Advanced Techniques for Parsing
Mark-Jason Dominus, Chief Programmer, Plover Systems Co.
Date: Monday, July 23
Time: 1:30pm - 5:00pm
Location: Portland 252
Parsing is the task of analyzing unstructured inputs, such as character strings, and transforming them into structured data, such as databases or hierarchies. Nearly every program has to parse input. Perl provides some built-in operators for parsing, but they go only so far. And although CPAN contains several excellent parsing modules, they are all fundamentally limited.
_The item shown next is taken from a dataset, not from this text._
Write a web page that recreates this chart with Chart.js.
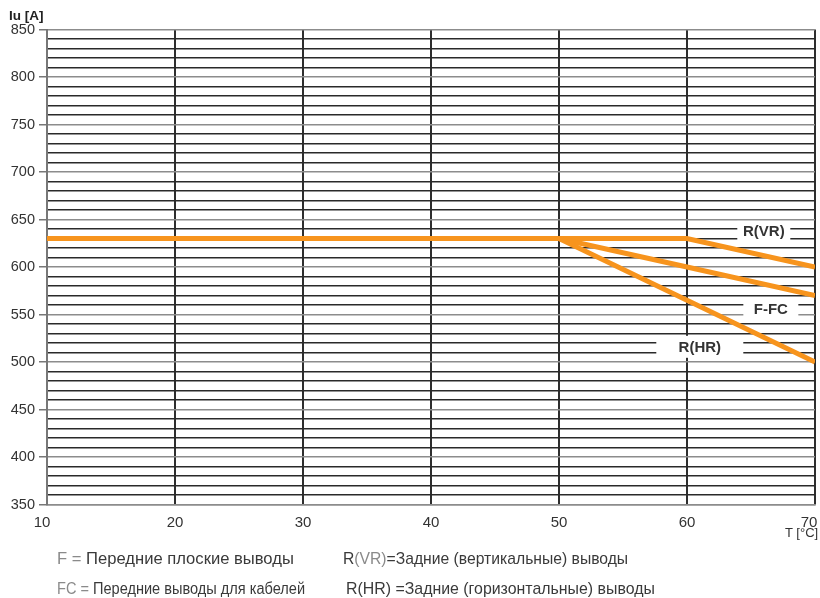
<!DOCTYPE html>
<html><head><meta charset="utf-8">
<script src="https://cdn.jsdelivr.net/npm/chart.js@4.4.0/dist/chart.umd.min.js"></script>
<style>
html,body{margin:0;padding:0;background:#fff;}
#wrap{position:relative;width:820px;height:598px;overflow:hidden;font-family:"Liberation Sans",Arial,sans-serif;}
canvas{position:absolute;left:0;top:0;}
.t{position:absolute;white-space:nowrap;color:#3a3a3a;font-size:16px;line-height:18px;}
.g{color:#8a8a8a;}
.cond{transform:scaleX(0.91);transform-origin:0 50%;}
</style></head><body>
<div id="wrap">
<canvas id="c" width="820" height="598"></canvas>
<div class="t" style="left:9px;top:8px;font-weight:bold;font-size:13.5px;line-height:16px;color:#222">Iu [A]</div>
<div class="t" style="left:785px;top:525px;font-size:13px;line-height:16px;color:#333">T [°C]</div>
<div class="t" style="left:57px;top:550px;font-size:16.6px"><span class="g">F =</span> Передние плоские выводы</div>
<div class="t cond" style="left:57px;top:580px"><span class="g">FC =</span> Передние выводы для кабелей</div>
<div class="t" style="left:343px;top:550px;font-size:15.7px">R<span class="g">(VR)</span>=Задние (вертикальные) выводы</div>
<div class="t" style="left:346px;top:580px;font-size:15.9px">R(HR) =Задние (горизонтальные) выводы</div>
</div>
<script>
// ---- data ----
const temperatures = [10, 50, 60, 70];
const seriesRVR = [630, 630, 630, 600];
const seriesFFC = [630, 630, 600, 570];
const seriesRHR = [630, 630, 565, 500];
const seriesNames = ['R(VR)', 'F-FC', 'R(HR)'];
const xTickValues = [10, 20, 30, 40, 50, 60, 70];
const yTickLabels = [350, 400, 450, 500, 550, 600, 650, 700, 750, 800, 850];

const ORANGE = '#F7941D';
const FONT = '"Liberation Sans", Arial, sans-serif';

function pts(ys){ return temperatures.map((t,i)=>({x:t, y:ys[i]})); }

const boxLabels = {
  id: 'boxLabels',
  afterDatasetsDraw(chart, args, opts){
    const {ctx, scales:{x, y}} = chart;
    ctx.save();
    ctx.font = 'bold 15px ' + FONT;
    ctx.textAlign = 'center';
    ctx.textBaseline = 'middle';
    opts.items.forEach(it => {
      const px = x.getPixelForValue(it.x), py = y.getPixelForValue(it.y);
      ctx.fillStyle = '#fff';
      ctx.fillRect(px - it.w/2, py - it.h/2, it.w, it.h);
      ctx.fillStyle = '#333';
      ctx.fillText(it.text, px, py + 1);
    });
    ctx.restore();
  }
};

const tickShift = {
  id: 'tickShift',
  beforeDraw(chart){
    const sc = chart.scales.x;
    if (!sc._wrappedShift) {
      const orig = sc._computeLabelItems;
      sc._computeLabelItems = function(ca){
        const items = orig.call(this, ca);
        if (items.length) {
          items[0].options.translation[0] -= 5;
          items[items.length-1].options.translation[0] -= 6;
        }
        return items;
      };
      sc._wrappedShift = true;
      sc._labelItems = null;
    }
  }
};

const lineDs = (label, ys) => ({
  label, data: pts(ys), borderColor: ORANGE, backgroundColor: ORANGE,
  borderWidth: 5, pointRadius: 0, tension: 0, fill: false,
  borderCapStyle: 'butt', borderJoinStyle: 'miter'
});

new Chart(document.getElementById('c'), {
  type: 'line',
  data: {
    datasets: [
      lineDs(seriesNames[2], seriesRHR),
      lineDs(seriesNames[1], seriesFFC),
      lineDs(seriesNames[0], seriesRVR)
    ]
  },
  options: {
    responsive: false,
    animation: false,
    devicePixelRatio: 1,
    layout: { padding: { top: 29.5, right: 5, bottom: 63.5, left: 0 } },
    plugins: {
      legend: { display: false },
      tooltip: { enabled: false },
      boxLabels: {
        items: [
          { text: seriesNames[0], x: 66.0, y: 638, w: 53, h: 20 },
          { text: seriesNames[1], x: 66.55, y: 556.3, w: 55, h: 20 },
          { text: seriesNames[2], x: 61.0, y: 516, w: 87, h: 22 }
        ]
      }
    },
    scales: {
      x: {
        type: 'linear', min: 10, max: 70,
        afterBuildTicks(sc){ sc.ticks = xTickValues.map(v => ({value: v})); },
        ticks: { stepSize: 10, autoSkip: false, maxRotation: 0, padding: 9,
          color: '#333', font: { family: FONT, size: 15 } },
        grid: { color: '#2e2e2e', lineWidth: 2, drawTicks: false },
        border: { color: '#8c8c8c', width: 1.5 },
        afterFit(sc){ sc.height = 30; sc.paddingLeft = 0; sc.paddingRight = 0; }
      },
      y: {
        type: 'linear', min: 350, max: 850,
        ticks: { stepSize: 10, autoSkip: false, maxTicksLimit: 100, padding: 4,
          color: '#333', font: { family: FONT, size: 14.5 },
          callback: v => yTickLabels.includes(v) ? String(v) : '' },
        grid: {
          color: c => (c.tick && c.tick.value % 50 === 0) ? '#8c8c8c' : '#2a2a2a',
          lineWidth: 1.5,
          drawTicks: true, tickLength: 8,
          tickColor: c => (c.tick && c.tick.value % 50 === 0) ? '#777' : 'rgba(0,0,0,0)',
          tickWidth: 1.5
        },
        border: { color: '#777', width: 2 },
        afterFit(sc){ sc.width = 47; sc.paddingTop = 0; sc.paddingBottom = 0; }
      }
    }
  },
  plugins: [boxLabels, tickShift]
});
</script>
</body></html>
In this class, we will see how to build a parsing system that is unlimited in extent. The basic idea is to construct modular tools that can assemble simple parsers into more complex ones. When complex parsers are built from simple components, parsing code is powerful, flexible, and maintainable. Parsers are written directly in Perl, not in a separate language.
Some tools are generic, and are useful in building nearly any parser, but we'll also see how to build special-purpose parser-constructing tools as we need them to solve parsing problems that are specific to an application. Topics will include:
- Building lexers and emulating Perl's '
- Very simple parsers
- Writing functions to combining simple parsers into more complex ones
- Recursive descent
- Case study: parsing regular expressions
- Case study: parsing outlines and trees
- Parsers that diagnose and recover from erroneous input
- Operator overloading